Colorado Becomes Seventh State to Prohibit Jailing Immigrants for ICE
by Jordan Arizmendi
On June 20, 2023, Colorado Gov. Jared Polis (D) signed a new law to “eliminate involvement in immigration detention” by local governments in the state. When it takes effect in 2024, House Bill 1100 will terminate detention agreements with federal Immigration and Customs Enforcement (ICE) in Teller and Moffat counties, the last two such contracts in the state. The bill also prohibits the state and all local governments from cooperating with any private prison company in the detention of immigrants.
HB 1100 is just another in a series of victories for Colorado immigrant advocates. Since Democrats took control of state government in 2019, Colorado has enacted several laws aimed at protecting those living in the state without federal authorization.
In May 2019, Polis signed HB 1124, which prevents jails from holding detainees past their release dates because they are subject to an ICE detainer. In March 2020, Polis signed Senate Bill 83, prohibiting civil arrests in courthouses – a practice immigrant advocates said impeded the criminal justice system. Additional Colorado bills now allow non-citizens to attain driver’s licenses and obtain housing benefits.
According to Migration Policy Institute, more than 150,000 people live in Colorado without legal status. That’s almost 3% of the state population living in fear of contacting law enforcement if they are victims of a crime or have witnessed a crime, advocates argue.
Milagro Chavez, an immigrant in Colorado without proper status, told lawmakers during a hearing earlier this year, “I was a victim of domestic violence.
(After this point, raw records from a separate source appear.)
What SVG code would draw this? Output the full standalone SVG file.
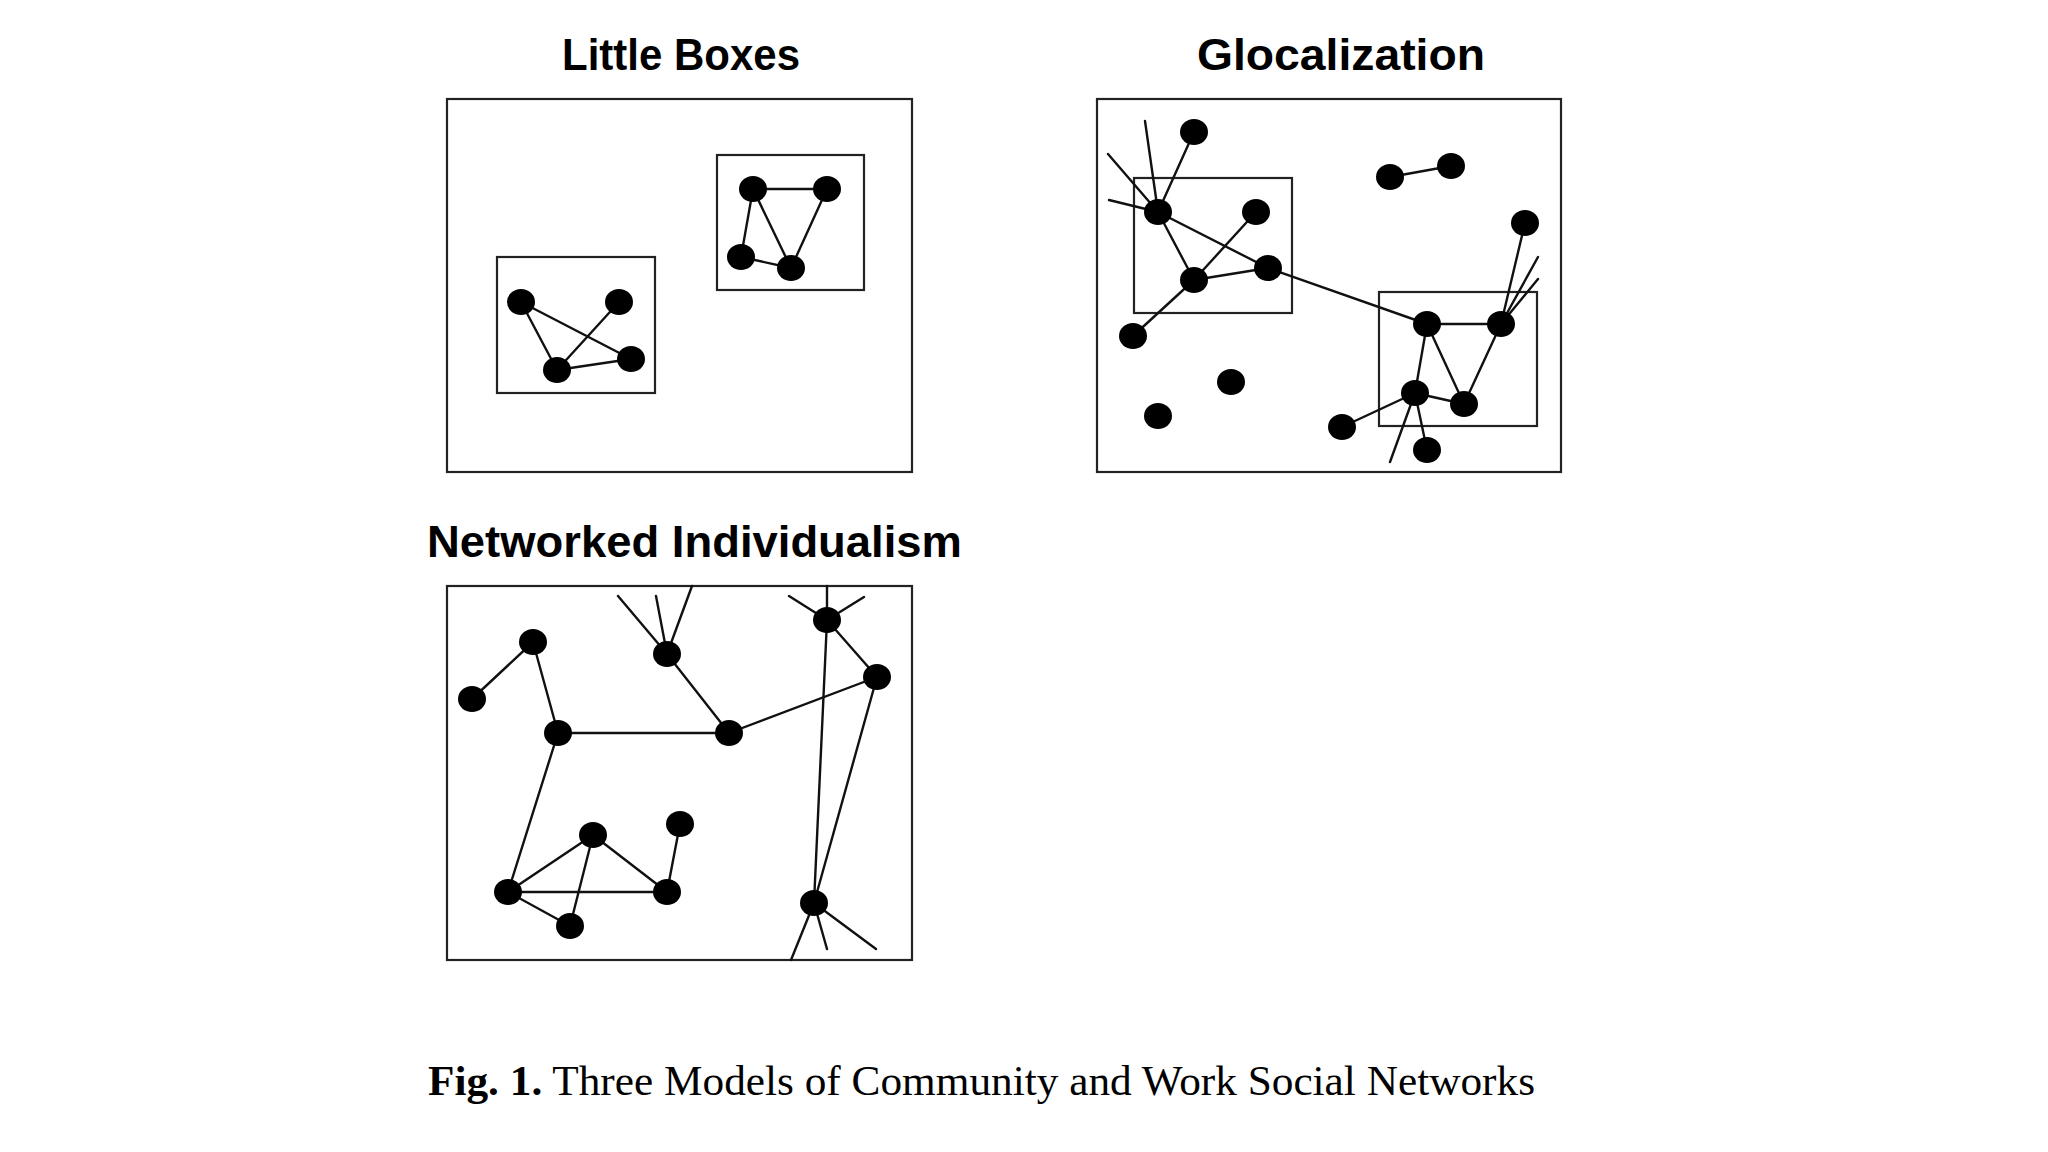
<svg xmlns="http://www.w3.org/2000/svg" width="2048" height="1152" viewBox="0 0 2048 1152">
<defs>
<style>
.title{font-family:"Liberation Sans",Arial,sans-serif;font-weight:bold;font-size:45px;fill:#000}
.frame{fill:none;stroke:#222;stroke-width:2.2}
.edge{stroke:#111;stroke-width:2.4;fill:none;stroke-linecap:round}
.node{fill:#000}
.cap{font-family:"Liberation Serif","Times New Roman",serif;font-size:42px;fill:#000}
</style>
</defs>
<rect width="2048" height="1152" fill="#fff"/>

<!-- Little Boxes -->
<g id="little-boxes">
<text class="title" x="681" y="70" text-anchor="middle" textLength="238" lengthAdjust="spacingAndGlyphs">Little Boxes</text>
<rect class="frame" x="447" y="99" width="465" height="373"/>
<rect class="frame" x="497" y="257" width="158" height="136"/>
<rect class="frame" x="717" y="155" width="147" height="135"/>
</g>
<g id="lb-connectors">
<path class="edge" d="M753 189L827 189M753 189L741 257M753 189L791 268M827 189L791 268M741 257L791 268"/>
<path class="edge" d="M521 302L557 370M521 302L631 359M619 302L557 370M557 370L631 359"/>
</g>
<g id="lb-nodes">
<ellipse class="node" cx="753" cy="189" rx="14" ry="13"/>
<ellipse class="node" cx="827" cy="189" rx="14" ry="13"/>
<ellipse class="node" cx="741" cy="257" rx="14" ry="13"/>
<ellipse class="node" cx="791" cy="268" rx="14" ry="13"/>
<ellipse class="node" cx="521" cy="302" rx="14" ry="13"/>
<ellipse class="node" cx="619" cy="302" rx="14" ry="13"/>
<ellipse class="node" cx="557" cy="370" rx="14" ry="13"/>
<ellipse class="node" cx="631" cy="359" rx="14" ry="13"/>
</g>

<!-- Glocalization -->
<g id="glocalization">
<text class="title" x="1341" y="70" text-anchor="middle" textLength="288" lengthAdjust="spacingAndGlyphs">Glocalization</text>
<rect class="frame" x="1097" y="99" width="464" height="373"/>
<rect class="frame" x="1134" y="178" width="158" height="135"/>
<rect class="frame" x="1379" y="292" width="158" height="134"/>
</g>
<g id="gl-connectors">
<path class="edge" d="M1158 212L1145 121M1158 212L1108 154M1158 212L1109 200M1158 212L1194 132M1158 212L1194 280M1158 212L1268 268M1194 280L1256 212M1194 280L1268 268M1194 280L1133 336M1268 268L1427 324"/>
<path class="edge" d="M1390 177L1451 166"/>
<path class="edge" d="M1427 324L1501 324M1427 324L1415 393M1427 324L1464 404M1501 324L1464 404M1501 324L1525 223M1501 324L1538 257M1501 324L1538 279M1415 393L1464 404M1415 393L1342 427M1415 393L1427 450M1415 393L1390 462"/>
</g>
<g id="gl-nodes">
<ellipse class="node" cx="1158" cy="212" rx="14" ry="13"/>
<ellipse class="node" cx="1194" cy="132" rx="14" ry="13"/>
<ellipse class="node" cx="1256" cy="212" rx="14" ry="13"/>
<ellipse class="node" cx="1194" cy="280" rx="14" ry="13"/>
<ellipse class="node" cx="1268" cy="268" rx="14" ry="13"/>
<ellipse class="node" cx="1133" cy="336" rx="14" ry="13"/>
<ellipse class="node" cx="1231" cy="382" rx="14" ry="13"/>
<ellipse class="node" cx="1158" cy="416" rx="14" ry="13"/>
<ellipse class="node" cx="1390" cy="177" rx="14" ry="13"/>
<ellipse class="node" cx="1451" cy="166" rx="14" ry="13"/>
<ellipse class="node" cx="1525" cy="223" rx="14" ry="13"/>
<ellipse class="node" cx="1427" cy="324" rx="14" ry="13"/>
<ellipse class="node" cx="1501" cy="324" rx="14" ry="13"/>
<ellipse class="node" cx="1415" cy="393" rx="14" ry="13"/>
<ellipse class="node" cx="1464" cy="404" rx="14" ry="13"/>
<ellipse class="node" cx="1342" cy="427" rx="14" ry="13"/>
<ellipse class="node" cx="1427" cy="450" rx="14" ry="13"/>
</g>

<!-- Networked Individualism -->
<g id="networked-individualism">
<text class="title" x="427" y="557" textLength="535" lengthAdjust="spacingAndGlyphs">Networked Individualism</text>
<rect class="frame" x="447" y="586" width="465" height="374"/>
</g>
<g id="ni-connectors">
<path class="edge" d="M533 642L472 699M533 642L558 733M558 733L729 733M558 733L508 892M667 654L729 733M729 733L877 677M667 654L618 596M667 654L656 596M667 654L692 586"/>
<path class="edge" d="M827 620L877 677M827 620L827 586M827 620L789 596M827 620L864 597M827 620L814 903M877 677L814 903M814 903L791 960M814 903L827 949M814 903L876 949"/>
<path class="edge" d="M593 835L508 892M593 835L667 892M593 835L570 926M680 824L667 892M508 892L667 892M508 892L570 926"/>
</g>
<g id="ni-nodes">
<ellipse class="node" cx="533" cy="642" rx="14" ry="13"/>
<ellipse class="node" cx="472" cy="699" rx="14" ry="13"/>
<ellipse class="node" cx="558" cy="733" rx="14" ry="13"/>
<ellipse class="node" cx="667" cy="654" rx="14" ry="13"/>
<ellipse class="node" cx="729" cy="733" rx="14" ry="13"/>
<ellipse class="node" cx="827" cy="620" rx="14" ry="13"/>
<ellipse class="node" cx="877" cy="677" rx="14" ry="13"/>
<ellipse class="node" cx="593" cy="835" rx="14" ry="13"/>
<ellipse class="node" cx="680" cy="824" rx="14" ry="13"/>
<ellipse class="node" cx="508" cy="892" rx="14" ry="13"/>
<ellipse class="node" cx="667" cy="892" rx="14" ry="13"/>
<ellipse class="node" cx="570" cy="926" rx="14" ry="13"/>
<ellipse class="node" cx="814" cy="903" rx="14" ry="13"/>
</g>

<g id="caption">
<text class="cap" x="428" y="1095" textLength="1107" lengthAdjust="spacingAndGlyphs"><tspan font-weight="bold">Fig. 1.</tspan> Three Models of Community and Work Social Networks</text>
</g>
</svg>
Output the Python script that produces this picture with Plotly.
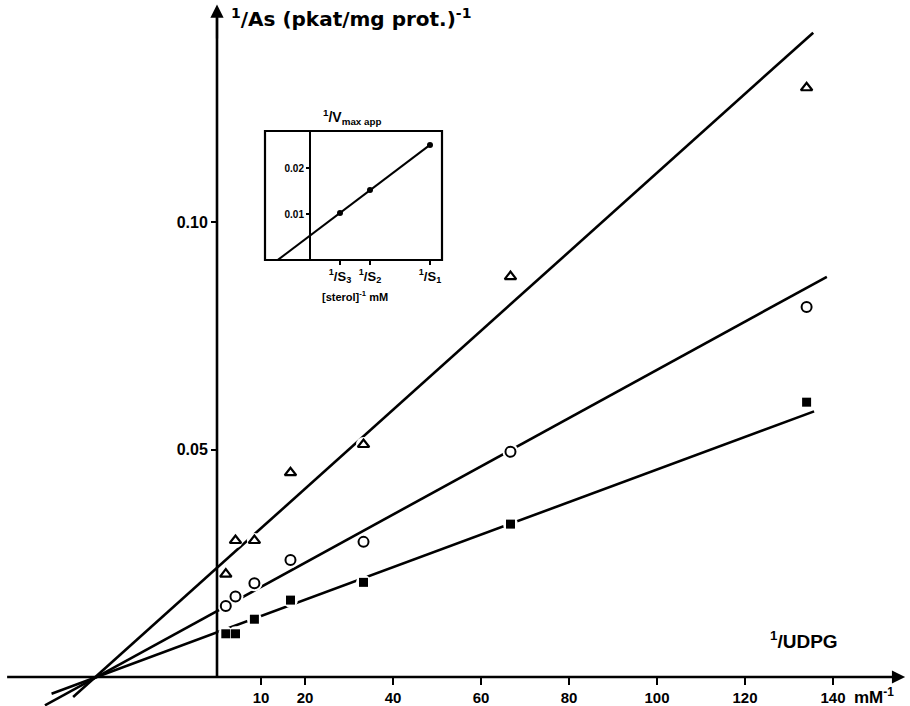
import numpy as np
import plotly.graph_objects as go

# ---------------- data ----------------
x_udpg = [2.0, 4.2, 8.5, 16.7, 33.3, 66.7, 134.0]          # 1/[UDPG] (mM^-1)
y_tri = [0.0226, 0.0300, 0.0300, 0.0449, 0.0511, 0.0880, 0.1295]
y_circ = [0.0156, 0.0177, 0.0206, 0.0257, 0.0297, 0.0495, 0.0813]
y_sq = [0.0095, 0.0095, 0.0127, 0.0169, 0.0208, 0.0336, 0.0604]

line_intercepts = [0.0240, 0.0145, 0.0098]
line_slopes = [0.000868, 0.00053, 0.000358]
line_x_start = [-32.7, -39.1, -37.6]
line_x_end = [135.5, 138.6, 135.7]

x_ticks = [10, 20, 40, 60, 80, 100, 120, 140]
x_tick_labels = ["10", "20", "40", "60", "80", "100", "120", "140"]
y_ticks = [0.05, 0.10]
y_tick_labels = ["0.05", "0.10"]

# inset
inset_x = [1.0, 2.0, 4.0]             # 1/S3, 1/S2, 1/S1
inset_y = [0.0102, 0.0152, 0.0250]
inset_tick_labels = ["<sup>1</sup>/S<sub>3</sub>", "<sup>1</sup>/S<sub>2</sub>", "<sup>1</sup>/S<sub>1</sub>"]
inset_y_ticks = [0.01, 0.02]
inset_y_tick_labels = ["0.01", "0.02"]
inset_intercept = 0.0053
inset_slope = 0.00493
inset_x_start = -1.07
inset_x_end = 4.0

# ---------------- layout geometry ----------------
W, H = 910, 706
X0_PX, PX_PER_X = 217.0, 4.4
Y0_PX, PX_PER_Y = 677.0, 4550.0
x_range = [(0 - X0_PX) / PX_PER_X, (W - X0_PX) / PX_PER_X]
y_range = [(Y0_PX - H) / PX_PER_Y, Y0_PX / PX_PER_Y]

def px(xp):
    return xp / W

def py(yp):
    return 1 - yp / H

FONT = "Liberation Sans, Arial, sans-serif"
WIDE = "DejaVu Sans, Liberation Sans, sans-serif"
LW = 2.6

fig = go.Figure()

# regression lines
for b, m, xs, xe in zip(line_intercepts, line_slopes, line_x_start, line_x_end):
    xx = np.array([xs, xe])
    fig.add_trace(go.Scatter(x=xx, y=b + m * xx, mode="lines",
                             line=dict(color="black", width=LW),
                             showlegend=False, hoverinfo="skip"))

# white halos around points (gaps in the lines)
for ys, size in [(y_tri, 15), (y_circ, 16), (y_sq, 15)]:
    fig.add_trace(go.Scatter(x=x_udpg, y=ys, mode="markers",
                             marker=dict(symbol="circle", size=size, color="white",
                                         line=dict(width=0)),
                             showlegend=False, hoverinfo="skip"))

fig.add_trace(go.Scatter(x=x_udpg, y=y_tri, mode="markers",
                         marker=dict(symbol="triangle-up-open", size=10, color="black",
                                     line=dict(width=2.2, color="black")),
                         showlegend=False))
fig.add_trace(go.Scatter(x=x_udpg, y=y_circ, mode="markers",
                         marker=dict(symbol="circle-open", size=10, color="black",
                                     line=dict(width=2.0, color="black")),
                         showlegend=False))
fig.add_trace(go.Scatter(x=x_udpg, y=y_sq, mode="markers",
                         marker=dict(symbol="square", size=9, color="black",
                                     line=dict(width=0)),
                         showlegend=False))

# inset traces
ix = np.array([inset_x_start, inset_x_end])
fig.add_trace(go.Scatter(x=ix, y=inset_intercept + inset_slope * ix, mode="lines",
                         line=dict(color="black", width=2.0),
                         xaxis="x2", yaxis="y2", showlegend=False, hoverinfo="skip"))
fig.add_trace(go.Scatter(x=inset_x, y=inset_y, mode="markers",
                         marker=dict(symbol="circle", size=6, color="black"),
                         xaxis="x2", yaxis="y2", showlegend=False))

# inset geometry
IN_L, IN_R, IN_T, IN_B = 265, 442, 131, 260
IN_X0, IN_PXU = 310, 30.0
inset_x_range = [(IN_L - IN_X0) / IN_PXU, (IN_R - IN_X0) / IN_PXU]
inset_y_range = [0, (IN_B - IN_T) / 4600.0]

fig.update_layout(
    width=W, height=H,
    margin=dict(l=0, r=0, t=0, b=0),
    paper_bgcolor="white", plot_bgcolor="rgba(0,0,0,0)",
    font=dict(family=FONT, color="black"),
    xaxis=dict(range=x_range, domain=[0, 1], anchor="free", position=py(Y0_PX),
               showgrid=False, zeroline=False, showline=False,
               ticks="outside", ticklen=7, tickwidth=2, tickcolor="black",
               tickvals=x_ticks, ticktext=x_tick_labels,
               tickfont=dict(family=FONT, size=15, weight="bold")),
    yaxis=dict(range=y_range, domain=[0, 1], anchor="free", position=px(X0_PX),
               showgrid=False, zeroline=False, showline=False,
               ticks="outside", ticklen=6, tickwidth=2, tickcolor="black",
               tickvals=y_ticks, ticktext=y_tick_labels,
               tickfont=dict(family=FONT, size=16, weight="bold")),
    xaxis2=dict(range=inset_x_range, domain=[px(IN_L), px(IN_R)], anchor="y2",
                showgrid=False, zeroline=False, showline=False,
                ticks="outside", ticklen=4, tickwidth=1.5, tickcolor="black",
                tickvals=inset_x, ticktext=inset_tick_labels,
                tickfont=dict(family=FONT, size=13, weight="bold")),
    yaxis2=dict(range=inset_y_range, domain=[py(IN_B), py(IN_T)], anchor="free",
                position=px(IN_X0),
                showgrid=False, zeroline=False, showline=True, linecolor="black",
                linewidth=2,
                ticks="outside", ticklen=3, tickwidth=1.5, tickcolor="black",
                tickvals=inset_y_ticks, ticktext=inset_y_tick_labels,
                tickfont=dict(family=FONT, size=10, weight="bold")),
    showlegend=False,
)

shapes = [
    # main x axis
    dict(type="line", xref="x", yref="y", x0=-47.7, x1=154.5, y0=0, y1=0,
         line=dict(color="black", width=LW), layer="above"),
    # main y axis
    dict(type="line", xref="x", yref="y", x0=0, x1=0, y0=0, y1=0.145,
         line=dict(color="black", width=LW), layer="above"),
    # inset frame
    dict(type="rect", xref="x2 domain", yref="y2 domain", x0=0, x1=1, y0=0, y1=1,
         line=dict(color="black", width=2.2), layer="above"),
]
fig.update_layout(shapes=shapes)

ann = [
    # arrowheads
    dict(x=156.4, y=0, ax=150, ay=0, xref="x", yref="y", axref="x", ayref="y",
         showarrow=True, arrowhead=2, arrowsize=1.2, arrowwidth=2.2, arrowcolor="black", text=""),
    dict(x=0, y=0.1478, ax=0, ay=0.14, xref="x", yref="y", axref="x", ayref="y",
         showarrow=True, arrowhead=2, arrowsize=1.2, arrowwidth=2.2, arrowcolor="black", text=""),
    # axis titles
    dict(x=px(229), y=py(18), xref="paper", yref="paper", xanchor="left", yanchor="middle",
         showarrow=False, text="<sup>1</sup>/As (pkat/mg prot.)<sup>-1</sup>",
         font=dict(family=WIDE, size=20, weight="bold")),
    dict(x=px(768), y=py(640), xref="paper", yref="paper", xanchor="left", yanchor="middle",
         showarrow=False, text="<sup>1</sup>/UDPG",
         font=dict(family=FONT, size=19, weight="bold")),
    dict(x=px(852), y=py(696), xref="paper", yref="paper", xanchor="left", yanchor="middle",
         showarrow=False, text="mM<sup>-1</sup>",
         font=dict(family=FONT, size=17, weight="bold")),
    # inset titles
    dict(x=px(321), y=py(117), xref="paper", yref="paper", xanchor="left", yanchor="middle",
         showarrow=False, text="<sup>1</sup>/V<sub>max app</sub>",
         font=dict(family=FONT, size=14, weight="bold")),
    dict(x=px(320), y=py(296), xref="paper", yref="paper", xanchor="left", yanchor="middle",
         showarrow=False, text="[sterol]<sup>-1</sup> mM",
         font=dict(family=FONT, size=11, weight="bold")),
]
fig.update_layout(annotations=ann)

fig.write_html(
    "out.html",
    config={"displayModeBar": False},
    post_script="document.body.style.margin='0';document.body.style.overflow='hidden';",
)
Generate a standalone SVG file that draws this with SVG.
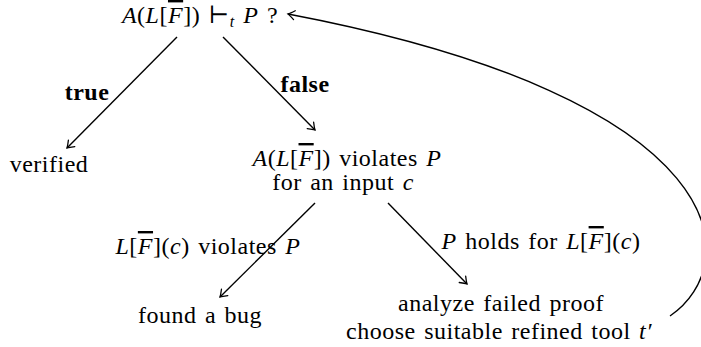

I was silent for years because I did not have the courage to ask the police for help, for fear they will work with ICE and detain me.”
Before HB 1100, Colorado residents without proper documentation could be arrested, regardless of whether they had committed a crime, and locked up in a local detention facility to await processing by ICE. The new law leaves just one lockup in the state to store immigrants – a private prison with a capacity of 1,500 in Aurora, operated by the GEO Group.
Retired ICE veteran John Fabbricatore pooh-poohed the law, citing the burden it puts on local law enforcement officials who arrest migrants they don’t intend to charge but want to deliver to ICE. “We have pretty bad winters out here,” he said. “If you arrest somebody down in Durango with ICE, you would have to drive them from Durango all the way up to the GEO facility in Aurora during that ice storm, or go over the mountain passes, or wherever, when now you could deliver them first to Teller County, hold them in Teller County.”
But National Immigrant Justice Center Associate Director Mark Fleming said that’s the point of laws like HB 1100 – to keep law-abiding migrants out of detention, where they can wait years for federal officials to process their asylum requests. “In states like Illinois, where I am, what we have noticed is that the number of people swept up into the pipeline for deportation goes drastically down,” he said.
Now it’s up to ICE to decide which migrants pose enough of a threat to use the agency’s own resources to pursue and detain them. “By passing this sort of legislation,” Fleming added, “we have forced ICE to prioritize its enforcement and it’s led to a drastic reduction of enforcement in the state. I’d suspect very similar patterns in Colorado.”